The ordinary meaning of the word form serves to illustrate this scientific use of it. What discriminates a body from every thing else is its shape; which is the developement of that of which it is composed, into and unto a certain determinate lineament and structure. The Form then is such a disposition or result constituting a thing to be what it is. For instance, the matter of a science is its objective truth, its form that truth when it has become subjective, or knowledge, which is a sort of determinate embodying of what was till then unappropriated.

2. This being the meaning of this term employed, it is plain that to determine what is the formal cause of our justification is as important an undertaking as any one in the controversy, whatever difficulties may attend it, whatever chance of verbal disputes, (as there is almost the certainty,) and whatever danger, in consequence, of persons finding

themselves on contrary sides, who are in reality like-minded.

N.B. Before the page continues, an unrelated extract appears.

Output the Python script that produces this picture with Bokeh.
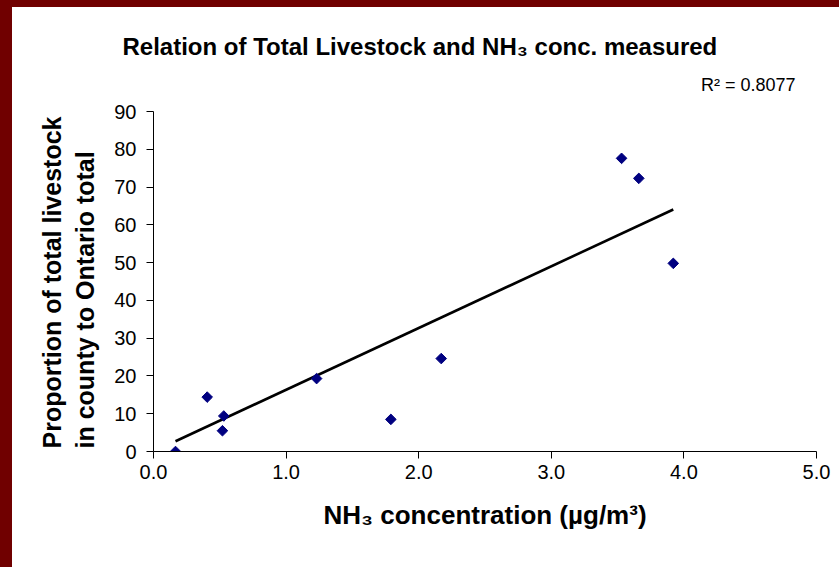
import numpy as np
from bokeh.plotting import figure
from bokeh.models import Range1d, FixedTicker, NumeralTickFormatter, Title, Label, Spacer, ColumnDataSource
from bokeh.layouts import row, column
from bokeh.embed import file_html
from bokeh.resources import INLINE

# Data
nh3_conc = [0.166, 0.405, 0.52, 0.53, 1.23, 1.79, 2.17, 3.53, 3.66, 3.92]
livestock_share = [0.0, 14.4, 5.5, 9.4, 19.3, 8.5, 24.6, 77.6, 72.3, 49.8]
x_ticks = [0, 1, 2, 3, 4, 5]
y_ticks = [0, 10, 20, 30, 40, 50, 60, 70, 80, 90]
r2_text = "R\u00b2 = 0.8077"
title_text = "Relation of Total Livestock and NH\u2083 conc. measured"
x_title = "NH\u2083 concentration (\u00b5g/m\u00b3)"
y_title = "Proportion of total livestock\nin county to Ontario total"

FONT = "Liberation Sans"
MAROON = "#700000"

# layout constants (pixels)
FIG_W, FIG_H = 827, 560
B_LEFT, B_RIGHT, B_TOP, B_BOTTOM = 141, 23, 63, 116
AXIS_PX = 340.0                      # pixel height of the 0..90 axis
frame_h = FIG_H - B_TOP - B_BOTTOM
px_per_unit = AXIS_PX / 90.0
y_top = frame_h / px_per_unit
px_per_x = 663 / 5.0

# linear trend line (through origin, as drawn in the chart)
xa = np.array(nh3_conc)
ya = np.array(livestock_share)
slope = float((xa * ya).sum() / (xa * xa).sum())
trend_x = [float(xa.min()), float(xa.max())]
trend_y = [slope * v for v in trend_x]

p = figure(width=FIG_W, height=FIG_H, output_backend="svg", toolbar_location=None,
           x_range=Range1d(0, 5), y_range=Range1d(0, y_top),
           min_border_left=B_LEFT, min_border_right=B_RIGHT,
           min_border_top=B_TOP, min_border_bottom=B_BOTTOM)
p.background_fill_color = "white"
p.border_fill_color = "white"
p.outline_line_color = None
p.xgrid.grid_line_color = None
p.ygrid.grid_line_color = None

p.line(trend_x, trend_y, line_color="black", line_width=2.6)
src = ColumnDataSource(dict(x=nh3_conc, y=livestock_share))
p.scatter("x", "y", source=src, marker="square", angle=np.pi / 4, size=7.5,
          fill_color="#000080", line_color="#000080")

for ax in (p.xaxis[0], p.yaxis[0]):
    ax.axis_line_color = "black"
    ax.axis_line_width = 1
    ax.major_tick_in = 0
    ax.major_tick_out = 7
    ax.major_tick_line_color = "black"
    ax.minor_tick_line_color = None
    ax.major_label_text_font = FONT
    ax.major_label_text_font_size = "20px"
    ax.major_label_text_color = "black"

p.xaxis.ticker = FixedTicker(ticks=x_ticks)
p.xaxis.formatter = NumeralTickFormatter(format="0.0")
p.xaxis.major_label_standoff = 6
p.xaxis.axis_label = x_title
p.xaxis.axis_label_text_font = FONT
p.xaxis.axis_label_text_font_style = "bold"
p.xaxis.axis_label_text_color = "black"
p.xaxis.axis_label_text_font_size = "26px"
p.xaxis.axis_label_standoff = 18

p.yaxis.ticker = FixedTicker(ticks=y_ticks)
p.yaxis.bounds = (0, 90)
p.yaxis.major_label_standoff = 10

# y axis title (two lines, starting at the bottom of the axis)
p.add_layout(Title(text=y_title, align="left", offset=3, standoff=24, vertical_align="bottom",
                   text_font=FONT, text_font_size="25px", text_font_style="bold",
                   text_line_height=1.2, text_color="black"), "left")

# chart title above the frame
p.add_layout(Title(text=title_text, align="left", offset=-31, standoff=22, vertical_align="bottom",
                   text_font=FONT, text_font_size="24px", text_font_style="bold",
                   text_color="black"), "above")

# R^2 label
p.add_layout(Label(x=(795 - 153) / px_per_x, y=(451 - 84.5) / px_per_unit, text=r2_text,
                   text_align="right", text_baseline="alphabetic",
                   text_font=FONT, text_font_size="18px", text_color="black"))

left = Spacer(width=12, height=567, styles={"background-color": MAROON})
top = Spacer(width=827, height=7, styles={"background-color": MAROON})
layout = row(left, column(top, p, spacing=0), spacing=0)

open("out.html", "w").write(file_html(layout, INLINE))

The question, What it is in us upon which justification comes, or in which it consists, may be thrown into the following more practical shape: What is it which God will look on the last day and accept us in? what will be the immediate antecedent in our souls before the words "Come, ye blessed." Supposing a religious man, unversed in controversy, to be asked this question, the answer would at once rise on the tongue, which is suggested by the passage of Scripture referred to, viz. the recognition of our good works on the part of God: "Come, ye blessed, for I was an hungred," &c. Next on consideration he might correct his answer so far as to say that since works are not good except done in a certain way and persevered in to the end, it is not the mere having done certain works, but the presence of a renewed state of mind developing itself in works, which is that upon which acceptance or justification comes. Further; after a little more thought, recollecting the parable of the Pharisee and Publican, he might add, that of course he did not mean to say that our works or our inward state was such as to be able in itself to stand the scrutiny of a just and Holy God, but that whatever was accepted of ours must be accepted for the sake of Christ's merits and under the covenant of mercy. Lastly, recollecting the language of Hezekiah and Nehemiah, and St. Paul's, about" the rich storing up for themselves a good foundation," and about his own "good fight," and St. Luke's, that Zacharias and his wife were "righteous before God," and Zacharias's prophecy about Gospel" holiness and righteousness before Him," and St. Paul's appeal to his conscience, he would add further, by way of caution, that Christ's merits did not supersede the necessity of our doing our part.